What I once saw as a detour became my edge. In a field full of numbers and equations, I thought I could provide a bridge to the human experience—connecting science and systems to the bodies, cultures, and communities they are ultimately meant to serve. Working in disaster response and public health emergencies taught me how to stay calm under pressure, make decisions with limited resources, and think in systems rather than silos. Surviving and responding in disaster-prone environments has cultivated my expertise in rapid response, modular infrastructure, decentralized coordination, and adaptive healthcare delivery. Long-duration missions demand exactly this kind of resilience: the ability to improvise, redistribute limited resources, maintain crew health, and sustain morale under isolation and uncertainty.Interdisciplinary work trains you to adapt, to listen, and to understand that no single expertise is sufficient on its own. Innovation happens not within rigid boundaries, but in the spaces where disciplines overlap.

Space Nutrition Networkraises awareness among nutrition professionals about nutrition's vital role in space.

Photo credit: Space Nutrition Network/ Intagram (@spacenutrition.network)

As space enters a new era to a more commercial, more global, more accessible, the need for interdisciplinary thinking becomes even more urgent. The most important questions we face today do not belong to one field alone: How do we keep humans healthy beyond Earth? How do we design systems that are resilient, inclusive, and sustainable? How do we ensure that space exploration benefits life on Earth rather than distancing us from it?
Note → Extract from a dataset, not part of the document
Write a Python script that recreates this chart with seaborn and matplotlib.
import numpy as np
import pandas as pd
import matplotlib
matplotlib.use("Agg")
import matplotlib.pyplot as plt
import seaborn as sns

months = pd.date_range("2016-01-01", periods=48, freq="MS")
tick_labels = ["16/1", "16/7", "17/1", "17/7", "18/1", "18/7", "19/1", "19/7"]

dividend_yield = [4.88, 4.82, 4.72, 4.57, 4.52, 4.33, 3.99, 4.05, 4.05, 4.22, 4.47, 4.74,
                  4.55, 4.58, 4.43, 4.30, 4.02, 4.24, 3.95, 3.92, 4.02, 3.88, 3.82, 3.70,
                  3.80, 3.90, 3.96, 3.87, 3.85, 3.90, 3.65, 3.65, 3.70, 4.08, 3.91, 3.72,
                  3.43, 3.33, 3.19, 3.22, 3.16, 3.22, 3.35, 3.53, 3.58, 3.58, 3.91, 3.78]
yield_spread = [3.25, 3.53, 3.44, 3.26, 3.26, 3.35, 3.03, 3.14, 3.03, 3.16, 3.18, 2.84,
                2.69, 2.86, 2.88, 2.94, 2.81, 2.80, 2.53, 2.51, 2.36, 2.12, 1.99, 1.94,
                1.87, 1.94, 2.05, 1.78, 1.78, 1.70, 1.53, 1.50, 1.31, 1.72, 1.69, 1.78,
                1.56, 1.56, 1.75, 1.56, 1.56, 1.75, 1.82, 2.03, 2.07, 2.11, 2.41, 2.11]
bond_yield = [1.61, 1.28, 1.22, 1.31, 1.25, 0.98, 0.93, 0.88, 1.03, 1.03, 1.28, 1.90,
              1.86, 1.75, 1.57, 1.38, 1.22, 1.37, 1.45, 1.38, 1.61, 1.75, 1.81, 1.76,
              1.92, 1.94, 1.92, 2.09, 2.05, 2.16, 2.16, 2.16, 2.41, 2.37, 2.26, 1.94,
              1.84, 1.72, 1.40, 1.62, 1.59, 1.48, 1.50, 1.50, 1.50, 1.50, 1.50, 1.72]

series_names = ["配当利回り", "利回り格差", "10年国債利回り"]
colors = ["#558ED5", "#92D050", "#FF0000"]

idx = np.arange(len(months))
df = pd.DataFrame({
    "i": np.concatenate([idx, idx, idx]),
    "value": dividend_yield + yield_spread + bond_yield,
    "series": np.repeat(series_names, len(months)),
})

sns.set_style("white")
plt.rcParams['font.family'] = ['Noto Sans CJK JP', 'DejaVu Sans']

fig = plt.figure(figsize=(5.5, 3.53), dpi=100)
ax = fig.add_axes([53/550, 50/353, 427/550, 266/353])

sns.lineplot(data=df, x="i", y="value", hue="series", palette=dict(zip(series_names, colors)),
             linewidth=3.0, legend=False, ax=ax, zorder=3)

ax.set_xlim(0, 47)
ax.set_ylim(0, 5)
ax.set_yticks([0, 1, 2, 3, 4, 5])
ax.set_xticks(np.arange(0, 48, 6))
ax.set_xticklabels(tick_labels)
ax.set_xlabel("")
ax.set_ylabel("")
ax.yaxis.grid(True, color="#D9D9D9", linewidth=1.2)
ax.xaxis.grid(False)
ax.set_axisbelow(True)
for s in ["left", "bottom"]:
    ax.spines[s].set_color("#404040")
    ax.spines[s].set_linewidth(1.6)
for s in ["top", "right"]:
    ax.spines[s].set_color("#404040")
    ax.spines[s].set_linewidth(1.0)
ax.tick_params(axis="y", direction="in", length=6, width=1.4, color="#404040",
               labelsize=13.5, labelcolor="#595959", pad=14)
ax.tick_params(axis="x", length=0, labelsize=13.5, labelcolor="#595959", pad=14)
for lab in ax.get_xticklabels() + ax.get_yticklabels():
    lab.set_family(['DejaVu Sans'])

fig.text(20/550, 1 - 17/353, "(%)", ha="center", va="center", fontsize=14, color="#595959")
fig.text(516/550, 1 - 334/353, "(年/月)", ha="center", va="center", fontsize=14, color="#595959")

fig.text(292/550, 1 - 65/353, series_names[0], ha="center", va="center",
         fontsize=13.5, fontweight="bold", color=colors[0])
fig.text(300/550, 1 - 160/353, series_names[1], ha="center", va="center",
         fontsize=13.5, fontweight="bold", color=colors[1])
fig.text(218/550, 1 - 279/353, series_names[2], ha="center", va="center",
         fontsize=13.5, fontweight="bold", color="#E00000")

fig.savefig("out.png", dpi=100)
These questions demand collaboration between scientists, engineers, health professionals, educators, and storytellers alike.

Representation in space is not only about who gets to fly, but whose knowledge is valued. When young people see space defined narrowly, many quietly decide it is not for them. But when they see that there is room for nutritionists, communicators, social scientists, and interdisciplinary thinkers, space becomes a place they can belong to without abandoning who they are.
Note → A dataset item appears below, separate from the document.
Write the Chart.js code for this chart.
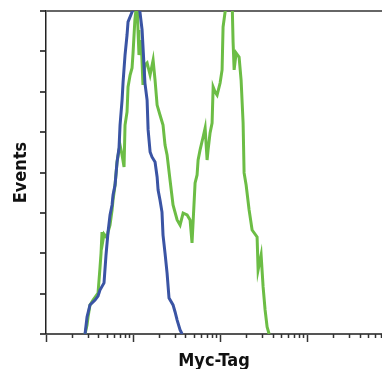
<!DOCTYPE html>
<html>
<head>
<meta charset="utf-8">
<script src="https://cdn.jsdelivr.net/npm/chart.js@4/dist/chart.umd.min.js"></script>
<style>
  html, body { margin: 0; padding: 0; background: #fff; }
  #wrap { width: 382px; height: 369px; }
</style>
</head>
<body>
<div id="wrap"><canvas id="histo" width="382" height="369"></canvas></div>
<script>
// isotype control (blue)
const blueX = [2.81, 2.96, 3.20, 3.66, 3.96, 4.17, 4.64, 4.89, 5.16, 5.44, 5.74, 5.89, 6.21, 6.55, 6.90, 7.09, 7.48, 7.68, 8.09, 8.53, 8.76, 9.74, 10.5, 11.4, 12.0, 12.7, 13.7, 14.5, 14.9, 15.7, 16.5, 17.9, 18.9, 19.4, 20.4, 21.5, 22.1, 23.3, 24.6, 25.9, 28.8, 30.4, 32.1, 34.7, 36.6];
const blueY = [0, 8.4, 14.4, 16.8, 18.8, 21.8, 25.3, 39.1, 50.5, 59.0, 63.9, 68.9, 73.8, 85.2, 92.1, 103.5, 115.9, 124.8, 138.2, 148.1, 154.6, 159.5, 163, 165, 159.5, 150.6, 124.3, 115.9, 101.1, 90.2, 87.7, 85.2, 77.8, 71.3, 66.4, 60.4, 49.0, 40.1, 30.2, 17.8, 14.4, 10.9, 6.9, 2.0, 0];

// Myc-Tag (green)
const greenX = [2.81, 2.96, 3.04, 3.20, 3.47, 3.96, 4.17, 4.29, 4.40, 4.52, 4.64, 5.02, 5.16, 5.44, 5.74, 5.89, 6.21, 6.55, 6.90, 7.09, 7.48, 7.88, 8.09, 8.53, 8.76, 9.25, 9.74, 10.0, 10.5, 11.1, 11.4, 11.7, 12.4, 13.0, 13.7, 14.5, 15.7, 17.0, 17.9, 18.9, 20.4, 22.1, 23.3, 24.6, 26.6, 28.8, 32.1, 34.7, 37.6, 41.8, 45.2, 47.6, 48.9, 51.6, 54.4, 55.9, 58.9, 63.8, 67.3, 70.9, 72.8, 76.7, 80.9, 83.2, 87.7, 92.4, 100, 105.4, 108.2, 114.1, 123.6, 137.4, 141.0, 145.0, 152.7, 165.3, 174.3, 183.8, 188.7, 199.1, 215.5, 233.2, 266.1, 273.3, 295.9, 312.0, 328.9, 346.8, 365.7];
const greenY = [0, 4.5, 8.4, 14.4, 16.8, 20.3, 32.7, 40.1, 50.5, 46.6, 49.5, 47.6, 50.5, 54.0, 61.4, 66.4, 73.8, 85.2, 91.2, 93.6, 88.7, 82.7, 103.5, 110.0, 122.4, 128.3, 131.8, 139.2, 155.6, 165, 150.6, 138.2, 145.6, 123.4, 133.3, 134.3, 128.3, 135.7, 125.8, 113.4, 108.5, 103.5, 93.6, 88.7, 76.3, 63.9, 56.5, 54.0, 59.9, 59.0, 56.5, 45.1, 55.0, 74.8, 78.8, 86.2, 91.2, 97.6, 102.0, 86.2, 91.2, 99.6, 104.5, 122.4, 119.9, 118.4, 124.3, 130.8, 152.1, 159.5, 165, 165, 144.6, 130.8, 139.2, 137.2, 125.8, 104.5, 79.8, 73.8, 61.4, 51.5, 48.1, 31.7, 39.1, 23.3, 11.9, 3.5, 0];

const xMajorTicks = [1, 10, 100, 1000];
const xMin = 1, xMax = 7244;
const yMax = 160, yStep = 20;

const titleFont = { family: "'Liberation Sans Narrow', 'DejaVu Sans Condensed', sans-serif", size: 18, weight: 'bold', lineHeight: 1 };

function toPoints(xs, ys) {
  return xs.map((x, i) => ({ x: x, y: ys[i] }));
}

// short minor ticks on the log axis
const minorTicks = {
  id: 'minorTicks',
  afterDraw(chart) {
    const xs = chart.scales.x;
    const ctx = chart.ctx;
    ctx.save();
    ctx.strokeStyle = '#333';
    ctx.lineWidth = 1.5;
    for (const d of xMajorTicks) {
      for (let m = 2; m <= 9; m++) {
        const v = d * m;
        if (v > xMax) continue;
        const px = Math.round(xs.getPixelForValue(v)) + 0.5;
        ctx.beginPath();
        ctx.moveTo(px, xs.top);
        ctx.lineTo(px, xs.top + 4);
        ctx.stroke();
      }
    }
    ctx.restore();
  }
};

new Chart(document.getElementById('histo'), {
  type: 'line',
  data: {
    datasets: [
      { data: toPoints(blueX, blueY), borderColor: '#3a54a4', borderWidth: 3, pointRadius: 0, tension: 0, fill: false },
      { data: toPoints(greenX, greenY), borderColor: '#6cbd45', borderWidth: 3, pointRadius: 0, tension: 0, fill: false }
    ]
  },
  options: {
    responsive: false,
    animation: false,
    layout: { padding: { left: 0, top: 11, right: 0, bottom: 0 } },
    plugins: { legend: { display: false }, tooltip: { enabled: false } },
    scales: {
      x: {
        type: 'logarithmic',
        min: xMin,
        max: xMax,
        afterBuildTicks: (scale) => { scale.ticks = xMajorTicks.map(v => ({ value: v })); },
        ticks: { display: false },
        grid: { drawOnChartArea: false, drawTicks: true, tickLength: 8, tickColor: '#333', tickWidth: 1.5 },
        border: { display: true, color: '#555', width: 2 },
        title: { display: true, text: 'Myc-Tag', color: '#111', font: titleFont, padding: { top: 10, bottom: -1 } }
      },
      y: {
        min: 0,
        max: yMax,
        ticks: { display: false, stepSize: yStep },
        grid: {
          drawOnChartArea: true,
          drawTicks: true,
          tickLength: 6,
          tickColor: '#111',
          tickWidth: 1.5,
          color: (c) => (c.tick && c.tick.value === yMax) ? '#666' : 'rgba(0,0,0,0)',
          lineWidth: (c) => (c.tick && c.tick.value === yMax) ? 2 : 0
        },
        border: { display: true, color: '#222', width: 1.5 },
        title: { display: true, text: 'Events', color: '#111', font: titleFont, padding: { top: 12, bottom: 10 } }
      }
    }
  },
  plugins: [minorTicks]
});
</script>
</body>
</html>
When Filipinos and Southeast Asians see people like them contributing meaningfully to space science, it opens doors to local programs, regional partnerships, and new pipelines of talent. Last year, we founded the Philippine Society of Space and Astronomy Research to help strengthen the country’s space ecosystem and bridge the gap between opportunities and resources in a field often perceived as accessible only to the privileged. Through this initiative, we organized the inaugural Philippine Space Science and Astronomy Research Conference, creating a national platform where students, researchers, educators, and industry leaders could present work, build collaborations, and see that Filipinos are actively contributing to astronomy and space research.

With these initiatives, we hope to tell young people that they don’t need to abandon their identity or discipline to belong in space. I want to see a future where the Philippines and Southeast Asia is not just observing space exploration, but actively shaping it, where our scientists, communities, and cultures are part of humanity’s next giant leap. For me, being present in space means showing that caring about people and caring about exploration are not opposing ideas but they are inseparable.

As we expand humanity’s presence beyond Earth, we must also expand the ways we imagine who space is for and how it is built. The future of space will not be shaped by rockets alone, but by the diversity of minds, disciplines, and lived experiences we bring with us. If we do this right, space will not just be somewhere we go. It will reflect the kind of humanity we choose to become. Space should not only reflect technological power; it should reflect the full diversity of the world it represents. And that is a future worth advocating for.